Gli ultimi tre giorni di febbraio e i primi tre di marzo erano i giorni dei fuochi per fare “Lom a mèrz”, lume a marzo, per propiziarsi la buona stagione.
Il fuoco è un forte simbolo di rinascita e le grandi focarine si facevano per svegliare la vita della campagna dopo il lungo letargo invernale e per placare marzo pazzerello .
Le focarine erano un avvenimento che coinvolgeva tutti , si ammucchiavano sterpaglie e resti di potature ,ogni cosa era buona per quelle sere e attorno ai falò si ballava e si cantavano ritornelli che auspicavano il buon raccolto.
Nel riminese si cantava:
Lom a mèrz, lom a mèrz,
una spiga fàza un bèrch,
un bèrch, un barcaròl
una spiga un quartaròl,
un bèrch, una barchèta,
tri quatrèn una malèta.
Lume a marzo, lume a marzo,/una spiga faccia una bica/,
una bica, una bichetta/,una spiga un quartarolo/,
una bica una bichetta,/ tre quattrini una sacchetta.

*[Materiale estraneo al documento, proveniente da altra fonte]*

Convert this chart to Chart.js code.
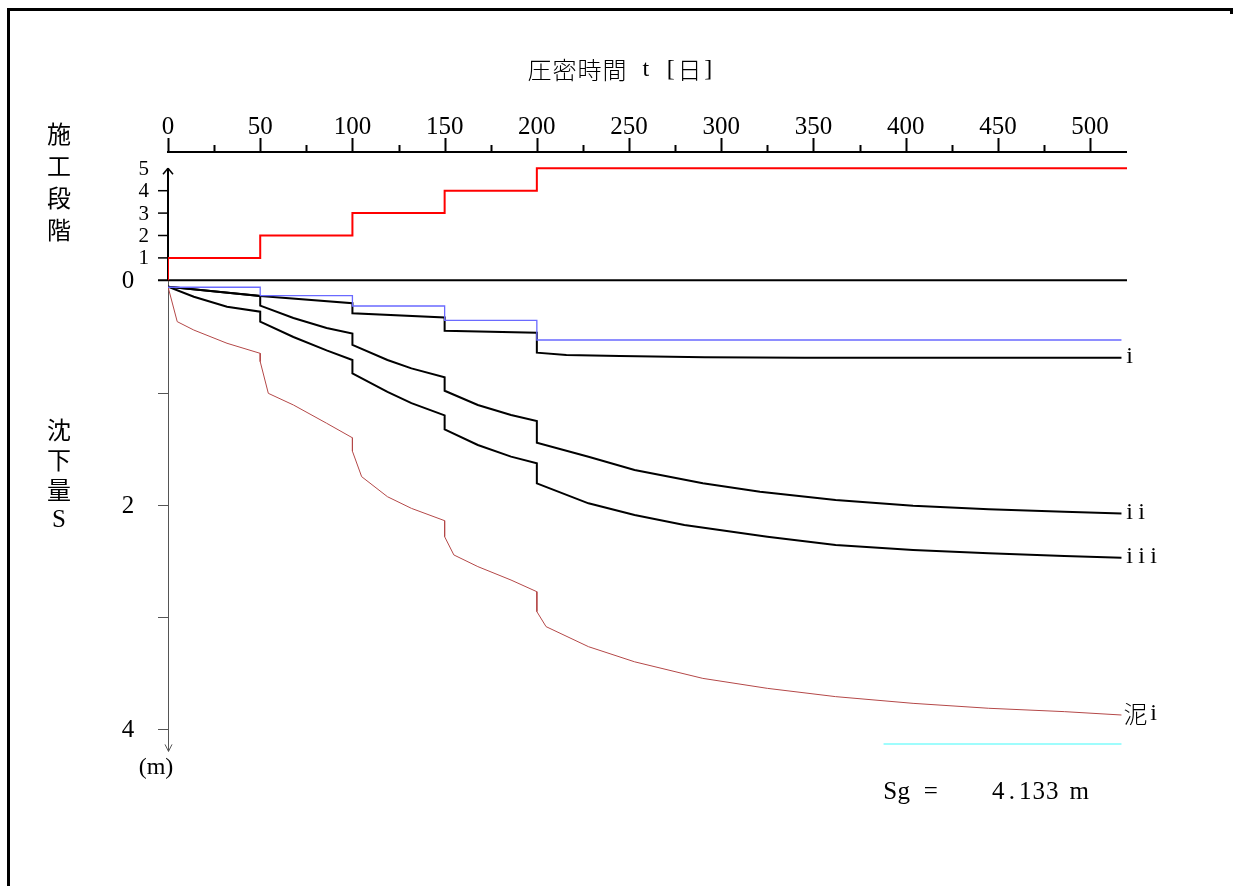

I falò di marzo in origine sancivano probabilmente un capodanno della natura, la fine dell’anno vecchio e l’avvento di quello nuovo e bruciavano così il tempo passato ormai infruttifero, salutando la nuova stagione : infatti nell’Antica Roma e presso altre popolazioni antiche l’anno cominciava il primo marzo.
Questi giorni dei lumi a marzo coincidono anche con i “Dè dla canucèra” nei quali, secondo la tradizione, -vi è un’ora infausta, che però nessuno sa quale sia, che farà riuscire male tutto- a causa di un influsso misterioso: la Canucèra, appunto.
Per questo un tempo i contadini si astenevano dal fare lavori nei campi per non incorrere in questa evenienza e si sbrigavano solo quelle faccende che erano indispensabili.